In 1865, William Storm moved out of the Moss Park area and settled in the Romain Buildings at King near Bay. His father, Thomas, remained and did not give up his Queen St home until he gave up the ghost in December of 1871. As recounted in the History of Toronto and County of York, Ontario, at his death Thomas Storm had been “universally respected by all, having contributed no small share to the substantial growth and present prosperity of Toronto.”
With the Storms’ departure, their stretch of Queen became home to a handful of factories including the Dominion Tin and Stamping Works, the Ewing and Company Moulding Factory and the Ontario Lead Works. Well, as they came, so they went and by 1890 they’d been replaced by a row of handsome brick storefronts. Not long after they bloomed at the west end of the block, a hotel called the Kormann House was raised on the east corner in 1897.
The hotel was built for a man named George J. Foy who did big business dealing in wholesale liquor and cigars.
Though he was apparently quite a big shot, the hotel was named for its keeper, Frantz J. Kormann. Like Foy, Kormann had ties to the booze business, being the son of Ignatius Kormann who’d founded Kormann’s Lager – a going concern in the city for some time.
At this point I wish I could show you – or at least tell you – that the Kormann House Hotel had once been a smart, inviting place to spend an evening. But I’m afraid the proof of it eludes me. In fact, the closest I can get to a photo of it in its heyday is in the background of this rather dispiriting photo.
But I can show you the way it has appeared to Torontonians for way too long now.
For at least a decade it has been boarded up like this, awaiting some unknown fate. Several years back there was a lot of talk about it being incorporated into a condo development and there’s even what appears to be a sales office adjoining it on Sherbourne. But year after year, nothing happens – though it occasionally gets slapped with a new coat of paint as if to prove it hasn’t been forgotten.

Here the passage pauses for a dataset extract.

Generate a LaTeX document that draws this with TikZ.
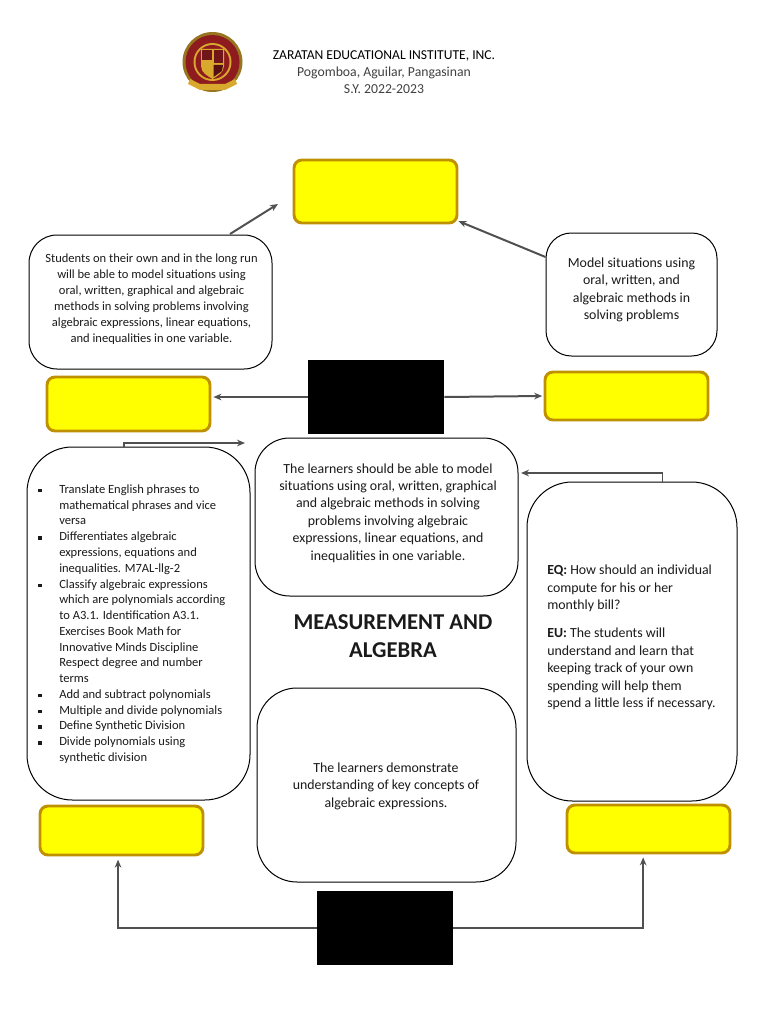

For all that has come and gone in the area, it’s this building which I most connect with Moss Park. Passing its blind windows day after day it’s become, for me, something of a symbol of the neighbourhood itself – beautiful in its bones, but sorely neglected. I sincerely hope that it will be returned to the community with renewed life and greater purpose.
* Note: Lest I inflict any damage on its current reputation, I’m happy to say that the rough and tumble Ciro’s of my youth became a great spot for Kung Pao in my late teens, and my mother and I stopped in frequently. I imagine it’s been some time since the glass-repair folks have been by.